Siara Isaac EPFL/Alain Herzog 2023
Eine Möglichkeit der Reaktion besteht darin, den Spiess umzudrehen, indem man eine unangemessene Bemerkung für die Person, die sie gemacht hat, peinlich macht. Dies kann geschehen, indem man seinen Standpunkt erklärt, seine Werte darlegt, seine Grenzen bekräftigt oder die Person bittet, sorgfältig darüber nachzudenken, was sie gerade gesagt hat. «Ich war schon immer jemand, der solche Kommentare und Verhaltensweisen nicht auf sich beruhen lässt, egal ob sie an mich oder an jemand anderen gerichtet sind», sagt Manzolini, «aber was sich durch den Workshop geändert hat, ist, dass ich neue Methoden gelernt habe.
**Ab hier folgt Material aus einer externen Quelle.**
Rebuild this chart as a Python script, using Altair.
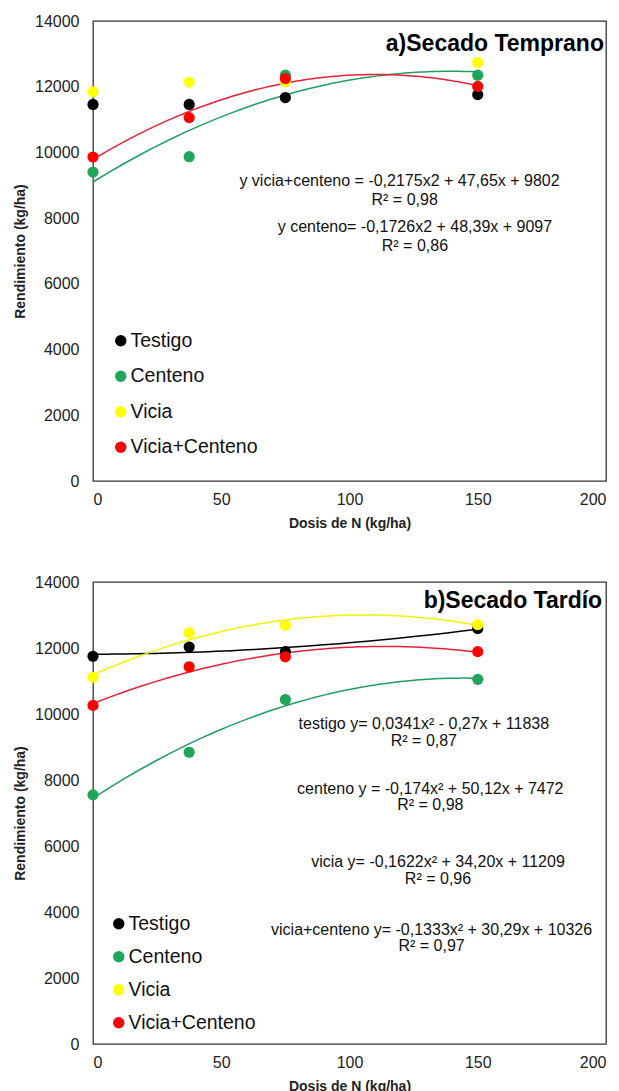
import altair as alt
import pandas as pd

# ---------------- data ----------------
doses = [0, 37.5, 75, 150]
series = ["Testigo", "Centeno", "Vicia", "Vicia+Centeno"]
colors = ["#000000", "#1ea65a", "#ffff00", "#ff0000"]
line_colors = {"Testigo": "#000000", "Centeno": "#1f9e62", "Vicia": "#f2f200", "Vicia+Centeno": "#e5203a"}

# a) Secado Temprano
a_testigo = [11460, 11460, 11670, 11760]
a_centeno = [9400, 9870, 12350, 12350]
a_vicia = [11850, 12140, 12150, 12740]
a_vicia_centeno = [9860, 11060, 12250, 12010]

# b) Secado Tardío
b_testigo = [11750, 12030, 11890, 12590]
b_centeno = [7550, 8840, 10440, 11050]
b_vicia = [11110, 12460, 12690, 12710]
b_vicia_centeno = [10260, 11430, 11730, 11890]

a_fit = ["Centeno", "Vicia+Centeno"]
b_fit = ["Testigo", "Centeno", "Vicia", "Vicia+Centeno"]

a_title = "a)Secado Temprano"
b_title = "b)Secado Tardío"

a_eq_text = [
    "y vicia+centeno  = -0,2175x2  + 47,65x + 9802",
    "R² = 0,98",
    "y centeno= -0,1726x2  + 48,39x + 9097",
    "R² = 0,86",
]
b_eq_text = [
    "testigo y= 0,0341x² - 0,27x + 11838",
    "R² = 0,87",
    "centeno y = -0,174x² + 50,12x + 7472",
    "R² = 0,98",
    "vicia y= -0,1622x² + 34,20x + 11209",
    "R² = 0,96",
    "vicia+centeno y= -0,1333x² + 30,29x + 10326",
    "R² = 0,97",
]

# annotation anchor positions (data units)
a_eq_x = [119.5, 121.5, 125.5, 125.5]
a_eq_y = [9130, 8550, 7730, 7150]
b_eq_x = [129, 129, 131.5, 131.5, 134.5, 134.5, 132, 132]
b_eq_y = [9700, 9180, 7730, 7240, 5515, 5000, 3455, 2970]

FONT = "Liberation Sans"


def make_df(vals):
    rows = []
    for s, v in zip(series, vals):
        for d, y in zip(doses, v):
            rows.append({"dosis": d, "rend": y, "trat": s})
    return pd.DataFrame(rows)


def panel(vals, fit, title, title_xy, eq_text, eq_x, eq_y, h, leg_x, leg_y, leg_pad):
    df = make_df(vals)
    xenc = alt.X("dosis:Q", scale=alt.Scale(domain=[0, 200], nice=False),
                 axis=alt.Axis(values=[0, 50, 100, 150, 200], title="Dosis de N (kg/ha)", format="d"))
    yenc = alt.Y("rend:Q", scale=alt.Scale(domain=[0, 14000], nice=False),
                 axis=alt.Axis(values=list(range(0, 14001, 2000)), title="Rendimiento (kg/ha)", format="d"))

    line_layers = []
    for s in fit:
        line_layers.append(
            alt.Chart(df)
            .transform_filter(alt.datum.trat == s)
            .transform_regression("dosis", "rend", method="poly", order=2, extent=[0, 150])
            .mark_line(strokeWidth=1.5, color=line_colors[s])
            .encode(x=xenc, y=yenc)
        )
    points = (
        alt.Chart(df)
        .mark_circle(size=125, opacity=1)
        .encode(
            x=xenc, y=yenc,
            color=alt.Color("trat:N", scale=alt.Scale(domain=series, range=colors),
                            legend=alt.Legend(orient="none", legendX=leg_x, legendY=leg_y, title=None,
                                              labelFontSize=19.5, labelFont=FONT, labelColor="#111",
                                              symbolSize=130, rowPadding=leg_pad, labelOffset=0)),
        )
    )
    tdf = pd.DataFrame({"dosis": [title_xy[0]], "rend": [title_xy[1]], "t": [title]})
    ttl = alt.Chart(tdf).mark_text(align="right", baseline="middle", font=FONT,
                                   fontSize=23, fontWeight="bold", color="#000").encode(
        x="dosis:Q", y="rend:Q", text="t:N")
    edf = pd.DataFrame({"dosis": eq_x, "rend": eq_y, "t": eq_text})
    eqs = alt.Chart(edf).mark_text(align="center", baseline="middle", font=FONT,
                                   fontSize=16, color="#111").encode(
        x="dosis:Q", y="rend:Q", text="t:N")
    return alt.layer(*line_layers, points, ttl, eqs).properties(width=513, height=h)


pa = panel([a_testigo, a_centeno, a_vicia, a_vicia_centeno], a_fit, a_title, (199.2, 13300),
           a_eq_text, a_eq_x, a_eq_y, 460, 18, 310, 14.5)
pb = panel([b_testigo, b_centeno, b_vicia, b_vicia_centeno], b_fit, b_title, (198.5, 13420),
           b_eq_text, b_eq_x, b_eq_y, 462, 16, 332, 12)

chart = (
    alt.vconcat(pa, pb, spacing=42)
    .resolve_scale(color="independent")
    .resolve_legend(color="independent")
    .properties(padding={"top": 4, "left": 4, "right": 0, "bottom": 0})
    .configure_view(stroke="#333333", strokeWidth=1.3)
    .configure_axis(
        domain=False, ticks=False, grid=False,
        labelFont=FONT, labelFontSize=16, labelColor="#222",
        titleFont=FONT, titleFontSize=14, titleFontWeight="bold", titleColor="#222",
    )
    .configure_axisY(labelPadding=14, titlePadding=7)
    .configure_axisX(labelPadding=10, titlePadding=9)
)

chart.save("out.html", embed_options={"renderer": "svg", "actions": False})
Zum Beispiel habe ich vor kurzem eine Methode ausprobiert – ich habe gesagt, wie ich mich bei einer diskriminierenden Bemerkung fühle – und es hat wirklich gut funktioniert. Das hatte ich vorher noch nie gemacht.»
Da wir alle unbewussten Vorurteilen unterliegen, ist es auch wichtig zu wissen, was zu tun ist, wenn man selbst etwas Unpassendes sagt oder tut: Man sollte seinen Fehler erkennen, die Verantwortung dafür übernehmen und seine Absicht bekunden, sich zu ändern. Klingt einfach? Ist es auch – aber es braucht vielleicht etwas Übung.